PROMPT |
Nothing outside the lines from the one containing "Output the component" down to the one containing "import * as" belongs in the copy; print that span exactly, both ends included, with pictures removed.

═════ MATERIAL TO PROCESS

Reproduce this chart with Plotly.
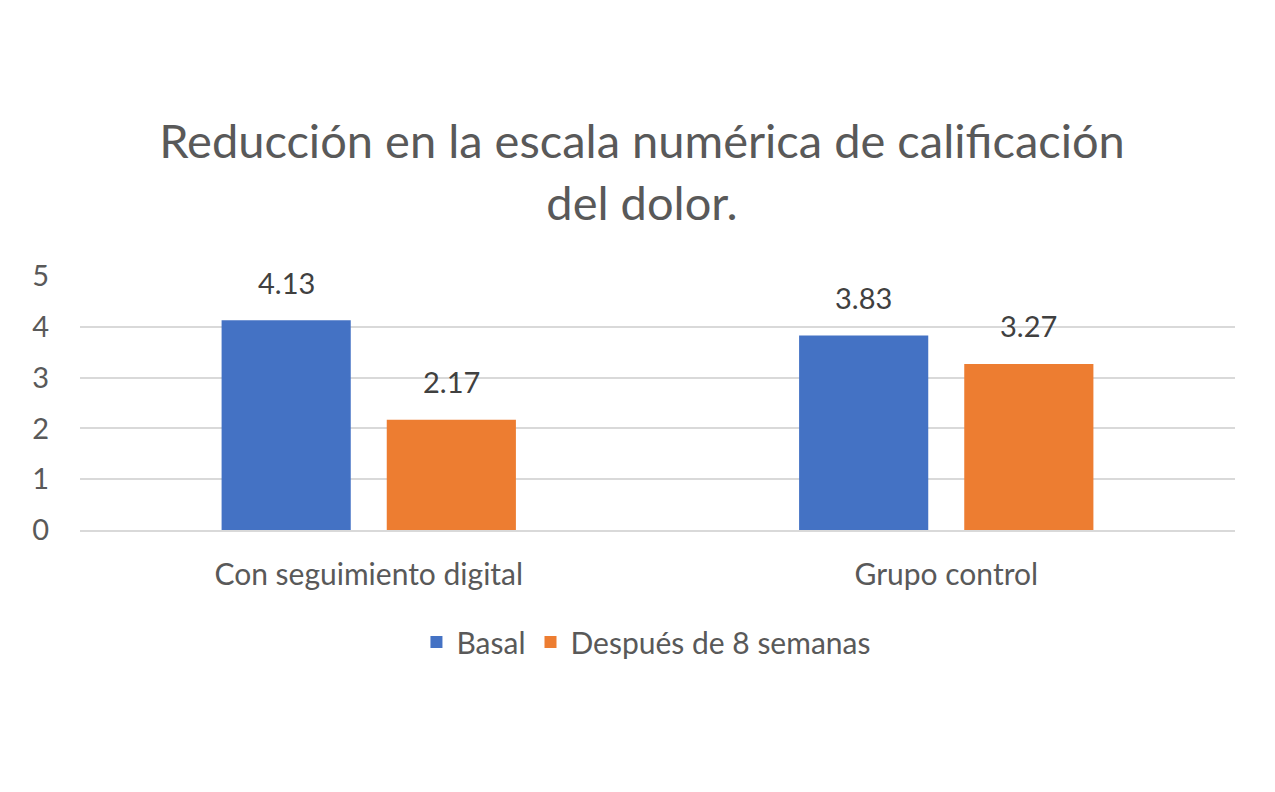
import plotly.graph_objects as go

categories = ["Con seguimiento digital", "Grupo control"]
basal = [4.13, 3.83]
despues = [2.17, 3.27]
series_names = ["Basal", "Después de 8 semanas"]

colors = {"Basal": "#4472C4", "Despues": "#ED7D31"}
text_color = "#595959"
font_family = "Lato, Open Sans, sans-serif"

fig = go.Figure()

fig.add_trace(go.Bar(
    x=categories, y=basal, name=series_names[0],
    marker=dict(color=colors["Basal"], line=dict(width=0)),
))
fig.add_trace(go.Bar(
    x=categories, y=despues, name=series_names[1],
    marker=dict(color=colors["Despues"], line=dict(width=0)),
))

# value labels above the bars, shifted to each bar's slot
for vals, shift in [(basal, -82.5), (despues, 82.5)]:
    for cat, v in zip(categories, vals):
        fig.add_annotation(
            x=cat, y=v, text=f"{v:.2f}",
            showarrow=False, xshift=shift, yshift=38,
            font=dict(size=29, color="#404040", family=font_family),
        )

fig.update_layout(
    width=1275, height=792,
    margin=dict(l=72, r=48, t=268, b=270),
    paper_bgcolor="white", plot_bgcolor="white",
    font=dict(family=font_family, color=text_color, size=29),
    title=dict(
        text="Reducción en la escala numérica de calificación<br>del dolor.",
        x=634 / 1275, xanchor="center", y=0.81, yanchor="middle",
        font=dict(size=47, color=text_color, family=font_family),
    ),
    barmode="group", bargap=0.428, bargroupgap=0.218,
    showlegend=True,
    legend=dict(
        orientation="h", x=0.49, xanchor="center", y=-0.441, yanchor="middle",
        font=dict(size=30, color=text_color), itemwidth=30,
        traceorder="normal",
    ),
    xaxis=dict(
        showgrid=False, showline=True, linecolor="#D9D9D9", linewidth=1.5,
        ticks="", ticklabelstandoff=17,
        tickfont=dict(size=30, color=text_color),
    ),
    yaxis=dict(
        range=[0, 5], dtick=1, showgrid=True, gridcolor="#D9D9D9", gridwidth=1.5,
        zeroline=False, showline=False, ticks="", ticklabelstandoff=30,
        tickfont=dict(size=29, color=text_color),
    ),
)

fig.write_html("out.html")
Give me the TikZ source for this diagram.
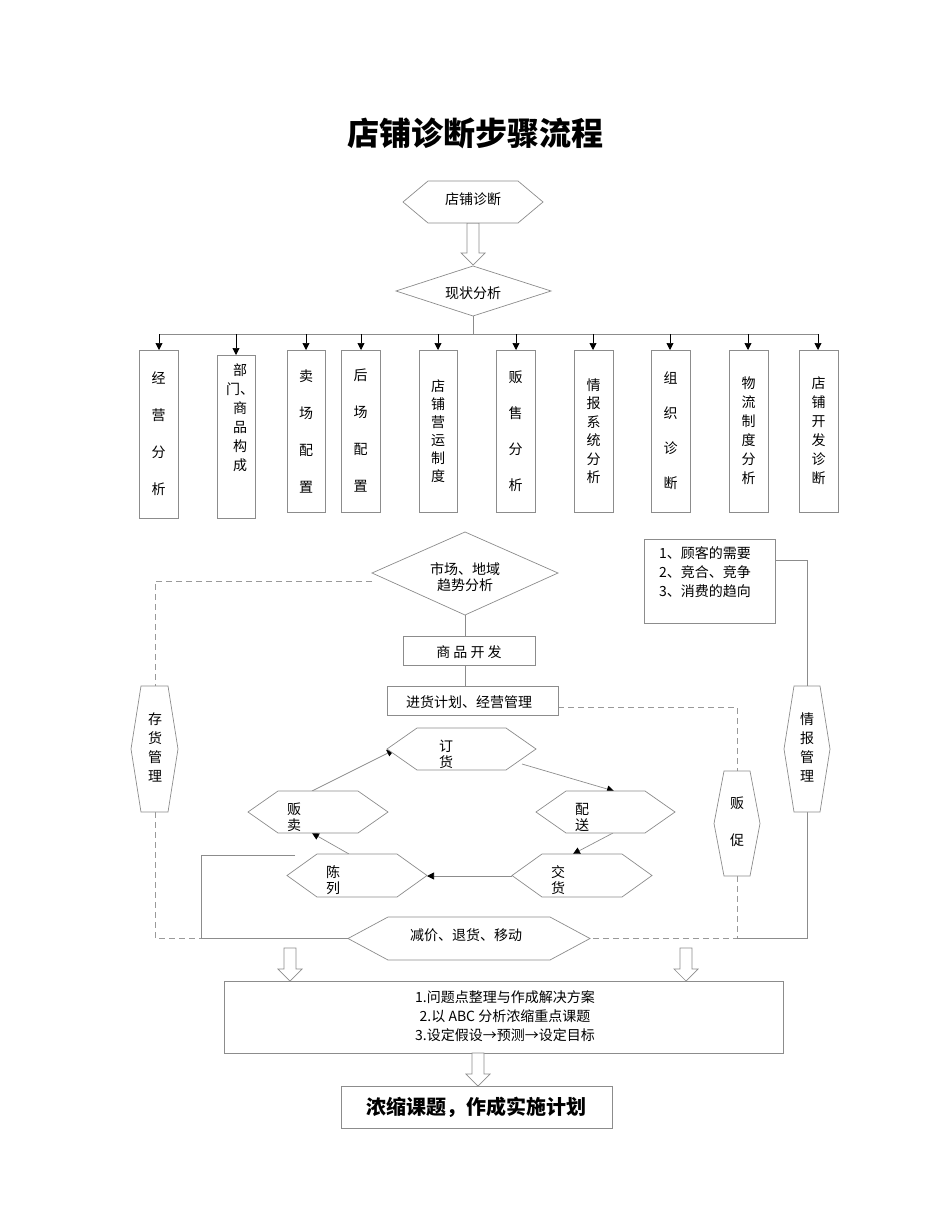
\documentclass[tikz,border=0pt]{standalone}
\usepackage{fontspec}
\setmainfont{Noto Sans CJK SC}
\usetikzlibrary{arrows.meta}
\tikzset{
  ln/.style={draw=black!45, line width=0.7pt},
  dl/.style={draw=black!40, line width=0.7pt, dash pattern=on 6pt off 4pt},
  tip/.style={-{Triangle[length=7pt,width=7pt,color=black]}},
  txt/.style={font=\fontsize{14}{16}\selectfont, inner sep=0pt}
}
\newcommand\hexS[5]{\draw[ln,fill=white] ({#1},{(#2+#4)/2}) -- ({#1+#5},#2) -- ({#3-#5},#2) -- (#3,{(#2+#4)/2}) -- ({#3-#5},#4) -- ({#1+#5},#4) -- cycle;}
\newcommand\hollowArrow[3]{\draw[ln,fill=white] ({#1-6},#2) -- ({#1+6},#2) -- ({#1+6},{#3-12}) -- ({#1+12},{#3-12}) -- (#1,#3) -- ({#1-12},{#3-12}) -- ({#1-6},{#3-12}) -- cycle;}
\newcommand\vertBox[6]{\draw[ln] (#1,#2) rectangle (#3,#4);
  \node[inner sep=0pt, align=center, font=\fontsize{14}{#5}\selectfont] at ({(#1+#3)/2},{(#2+#4)/2}) {#6};}
\begin{document}
\begin{tikzpicture}[x=1pt,y=-1pt]
\useasboundingbox (0,0) rectangle (950,1230);
\node[font=\fontsize{32}{36}\bfseries\selectfont] (title) at (475,133) {店铺诊断步骤流程};
% top
\hollowArrow{473}{223}{265}
\hexS{403}{181}{543}{223}{25}
\node[txt] (s1) at (473,199) {店铺诊断};
\draw[ln,fill=white] (396,291) -- (473,266) -- (551,291) -- (473,316) -- cycle;
\node[txt] (s2) at (473,293) {现状分析};
\coordinate (bj) at (473,334);
\draw[ln] (473,316) -- (bj);
\draw[ln] (159,334) -- (818,334);
\foreach \x/\t in {159/350,236/355,306/350,361/350,438/350,516/350,593/350,670/350,748/350,818/350}
  \draw[ln,tip,draw=black] (\x,334) -- (\x,\t);
\vertBox{139}{350}{178}{518}{37}{经\\营\\分\\析}
\draw[ln] (217,355) rectangle (255,518);
\node[inner sep=0pt, align=center, font=\fontsize{14}{19}\selectfont] at (240,418) {部\\门、\\商\\品\\构\\成};
\vertBox{287}{350}{325}{512}{37}{卖\\场\\配\\置}
\vertBox{341}{350}{380}{512}{37}{后\\场\\配\\置}
\vertBox{419}{350}{457}{512}{18}{店\\铺\\营\\运\\制\\度}
\vertBox{496}{350}{535}{512}{36}{贩\\售\\分\\析}
\vertBox{574}{350}{613}{512}{18.5}{情\\报\\系\\统\\分\\析}
\vertBox{651}{350}{690}{512}{35}{组\\织\\诊\\断}
\vertBox{729}{350}{768}{512}{19}{物\\流\\制\\度\\分\\析}
\vertBox{799}{350}{838}{512}{19}{店\\铺\\开\\发\\诊\\断}
% middle
\draw[dl] (372,581) -- (155,581) -- (155,686);
\draw[dl] (155,812) -- (155,938) -- (201,938);
\draw[ln] (201,938) -- (348,938);
\draw[ln] (295,855) -- (201,855) -- (201,938);
\draw[dl] (558,707) -- (737,707) -- (737,771);
\draw[dl] (737,876) -- (737,938) -- (590,938);
\draw[ln] (775,560) -- (807,560) -- (807,686);
\draw[ln] (807,812) -- (807,938) -- (737,938);
\draw[ln,fill=white] (372,573) -- (465,532) -- (558,573) -- (465,615) -- cycle;
\node[txt,align=center] (m1) at (465,577) {市场、地域\\趋势分析};
\draw[ln] (465,615) -- (465,636);
\draw[ln] (403,636) rectangle (535,665);
\node[txt] (m2) at (469,652) {商\ 品\ 开\ 发};
\draw[ln] (465,665) -- (465,686);
\draw[ln,fill=white] (387,686) rectangle (558,715);
\node[txt] (m3) at (469,702) {进货计划、经营管理};
\draw[ln] (644,539) rectangle (775,623);
\node[txt,align=left,anchor=north west,font=\fontsize{14}{19}\selectfont] (m4) at (659,546) {1、顾客的需要\\2、竞合、竞争\\3、消费的趋向};
\hexS{131}{686}{178}{812}{10}
\node[inner sep=0pt, align=center, font=\fontsize{14}{19}\selectfont] at (155,747) {存\\货\\管\\理};
\hexS{784}{686}{830}{812}{10}
\node[inner sep=0pt, align=center, font=\fontsize{14}{19}\selectfont] at (807,747) {情\\报\\管\\理};
\hexS{714}{771}{760}{876}{10}
\node[inner sep=0pt, align=center, font=\fontsize{14}{37}\selectfont] at (737,822) {贩\\促};
% cycle
\draw[ln,tip] (522,764) -- (614,791);
\draw[ln,tip] (613,833) -- (573,854);
\draw[ln,tip] (512,876) -- (427,876);
\draw[ln,tip] (349,854) -- (312,833);
\draw[ln,tip] (312,791) -- (394,750);
\hexS{387}{728}{536}{770}{30}
\node[txt,align=center] (c1) at (446,754) {订\\货};
\hexS{536}{791}{675}{833}{30}
\node[txt,align=center] (c2) at (582,817) {配\\送};
\hexS{512}{854}{652}{897}{30}
\node[txt,align=center] (c3) at (558,880) {交\\货};
\hexS{287}{854}{427}{897}{30}
\node[txt,align=center] (c4) at (333,880) {陈\\列};
\hexS{248}{791}{388}{833}{30}
\node[txt,align=center] (c5) at (294,817) {贩\\卖};
\hexS{348}{917}{590}{960}{40}
\node[txt] (c6) at (466,935) {减价、退货、移动};
% bottom
\hollowArrow{290}{948}{981}
\hollowArrow{686}{948}{981}
\draw[ln] (224,981) rectangle (783,1053);
\node[txt,align=center,font=\fontsize{14}{19}\selectfont] (b1) at (505,1016) {1.问题点整理与作成解决方案\\2.以 ABC 分析浓缩重点课题\\3.设定假设→预测→设定目标};
\hollowArrow{478}{1053}{1086}
\draw[ln] (341,1086) rectangle (612,1128);
\node[font=\fontsize{20}{22}\bfseries\selectfont] (b2) at (476,1107) {浓缩课题，作成实施计划};
\end{tikzpicture}
\end{document}
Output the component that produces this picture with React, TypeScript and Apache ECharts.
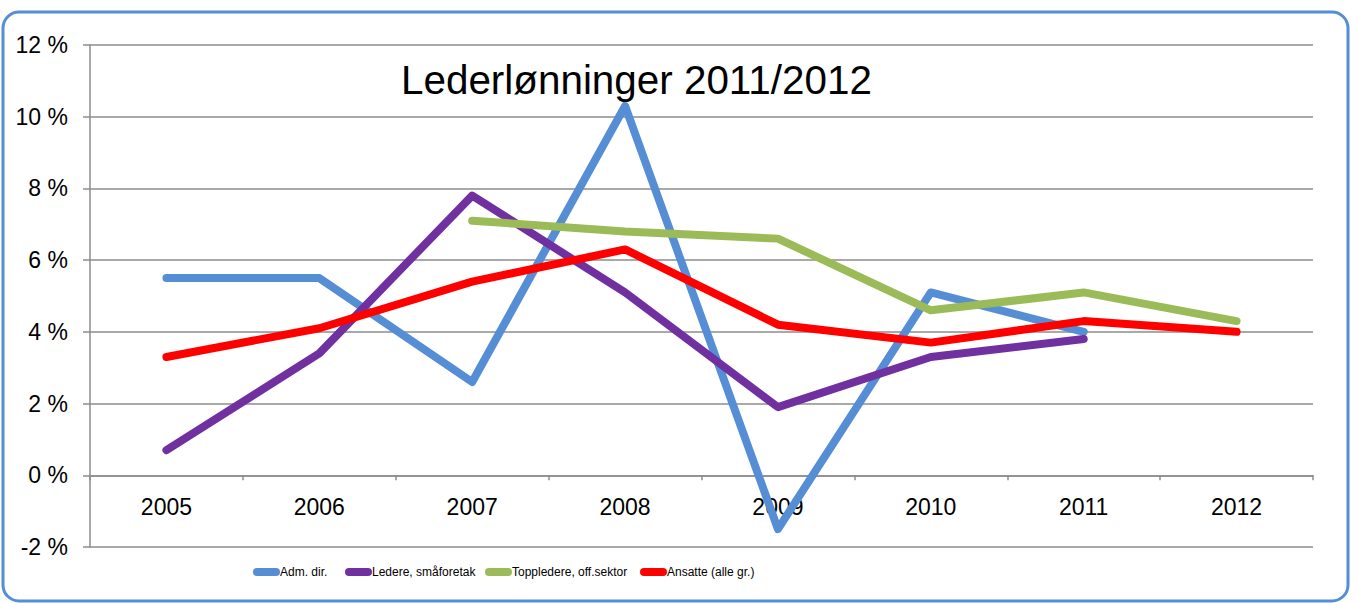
import React, { useEffect, useRef } from "react";
import * as echarts from "echarts";

const years = ["2005", "2006", "2007", "2008", "2009", "2010", "2011", "2012"];
const admDir = [5.5, 5.5, 2.6, 10.3, -1.5, 5.1, 4.0, null];
const ledereSma = [0.7, 3.4, 7.8, 5.1, 1.9, 3.3, 3.8, null];
const toppledere = [null, null, 7.1, 6.8, 6.6, 4.6, 5.1, 4.3];
const ansatte = [3.3, 4.1, 5.4, 6.3, 4.2, 3.7, 4.3, 4.0];
const seriesNames = ["Adm. dir.", "Ledere, småforetak", "Toppledere, off.sektor", "Ansatte (alle gr.)"];
const seriesColors = ["#558ED5", "#7030A0", "#9BBB59", "#FF0000"];
const legendLefts = [253, 345, 485, 640];
const titleText = "Lederlønninger 2011/2012";

export default function App() {
  const ref = useRef<HTMLDivElement>(null);
  useEffect(() => {
    if (!ref.current) return;
    const chart = echarts.init(ref.current, null, { renderer: "svg" });
    const data = [admDir, ledereSma, toppledere, ansatte];
    const font = "'Liberation Sans', Arial, sans-serif";
    chart.setOption({
      animation: false,
      backgroundColor: "#ffffff",
      title: {
        text: titleText,
        left: 401,
        top: 60,
        padding: 0,
        textStyle: { fontFamily: font, fontSize: 40.4, fontWeight: "normal", color: "#000" },
      },
      graphic: [
        {
          type: "rect",
          shape: { x: 3, y: 12, width: 1345, height: 589, r: 16 },
          style: { fill: "none", stroke: "#558ED5", lineWidth: 3 },
          silent: true,
        },
      ],
      legend: seriesNames.map((n, i) => ({
        left: legendLefts[i],
        top: 566,
        padding: 0,
        itemWidth: 27,
        itemHeight: 8,
        icon: "path://M4,0 L23,0 A4,4 0 0 1 23,8 L4,8 A4,4 0 0 1 4,0 Z",
        textStyle: {
          fontFamily: font,
          fontSize: 12,
          color: "#000",
          padding: [0, 0, 0, -5],
        },
        data: [n],
      })),
      grid: { left: 90, right: 45, top: 45, bottom: 56, containLabel: false },
      xAxis: {
        type: "category",
        data: years,
        boundaryGap: true,
        axisLine: { onZero: true, lineStyle: { color: "#8C8C8C", width: 1.5 } },
        axisTick: { show: true, length: 5, alignWithLabel: false, lineStyle: { color: "#8C8C8C", width: 1.5 } },
        axisLabel: { fontFamily: font, fontSize: 23, color: "#000", margin: -52 },
      },
      yAxis: {
        type: "value",
        min: -2,
        max: 12,
        interval: 2,
        axisLine: { show: true, lineStyle: { color: "#8C8C8C", width: 1.5 } },
        axisTick: { show: true, length: 7, lineStyle: { color: "#8C8C8C", width: 1.5 } },
        axisLabel: { fontFamily: font, fontSize: 23, color: "#000", margin: 22, formatter: (v: number) => `${v} %` },
        splitLine: { show: true, lineStyle: { color: "#8C8C8C", width: 1.5 } },
      },
      series: data.map((d, i) => ({
        name: seriesNames[i],
        type: "line",
        data: d,
        showSymbol: false,
        symbol: "none",
        connectNulls: false,
        color: seriesColors[i],
        lineStyle: { color: seriesColors[i], width: 8, cap: "round", join: "round" },
      })),
    });
    return () => chart.dispose();
  }, []);
  return <div ref={ref} style={{ position: "absolute", left: 0, top: 0, width: 1358, height: 603 }} />;
}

══════════

WORKED ANSWER |
Output the component that produces this picture with React, TypeScript and Apache ECharts.
import React, { useEffect, useRef } from "react";
import * as echarts from "echarts";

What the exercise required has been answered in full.